Virgilio chose as the object of his analysis those myths that revolve around the Greek island of Lemnos in the North Aegean. These are three large mythological circles whose relationship to each other he wanted to determine in more detail:
The first deals with the Greek hero Philoctetus, who is bitten by a poisonous snake and left behind on Lemnos by the Greeks travelling to Troy.
Hypsipyle is at the centre of the second circle of legends. She was the only one to spare her father in the so-called Night of Murder on Lemnos, when the women murdered all the men on the island in revenge. Finally, the third circle of legends centres on the god Hephaestus, who fell to earth on Lemnos after being hurled from Olympus by Zeus. At first glance, these three Lemnian mythological circles appear to have hardly any cross-references.
In a first step, Virgilio collected the surviving material in order to extract the system of narratives from it. Myths are rarely linear. Variants, deviations and even contradictions are the norm in a tradition that draws on different sources. Virgilio’s approach to the text resembled that of a cartographer who wanted to map the mythological terrain. In doing so, he mistrusted established records and interpretations, wanted to measure the terrain in his own steps and raised the plumb line anew in places that seemed important to him.
In this way of working, he meticulously pieced together a map from individual fragments that had perhaps never been seen before.
Virgilio knew how to discover patterns of action and create meaning precisely where it was difficult to recognise anything in the flickering of different narratives. The cartography of invisible connections, narrative duplications and motivic reversals was his speciality.
It would perhaps be appropriate to briefly explain his working method to you using an example. But such an attempt is bound to fail.
Let’s just take the legendary cycle that has Philoctetus at its centre. Virgilio dissected 11 different variants from the confusion of the textual tradition of this hero, which stretches from the 7th century BC to the 2nd century AD.

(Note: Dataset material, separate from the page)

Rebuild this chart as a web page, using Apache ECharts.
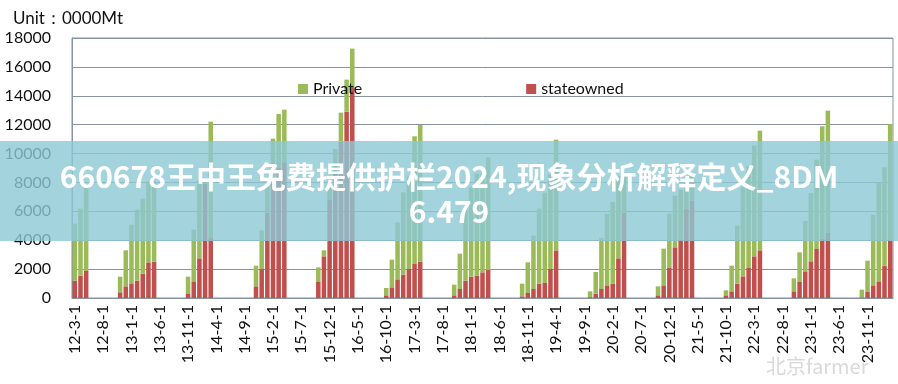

Apart from the lack of time, this diversity alone makes it impossible for me to tell you the myth without deciding in favour of a particular variant and thereby giving the story a binding force that it probably never had.
The only common denominator of all variants is the fact that Philoctetus was bitten by a snake. However, the place and time, the type of snake and the consequences and causes of the bite vary considerably in the different tales.
With meticulous attention to detail, Virgilio succeeded in categorising the individual legend variants into a system and, as he himself said, bringing them into dialogue with each other.
So if you want to listen to these legends in their silent dialogue, you had better pick up Virgilio’s book yourself instead of listening to my helpless explanations.
I will stop here, but I hope that I have succeeded in giving you a brief but revealing insight into Virgilio’s scientific work. His death undoubtedly leaves a gap in science and university teaching. I, too, will miss him sorely in my future life.
Thank you very much for your attention.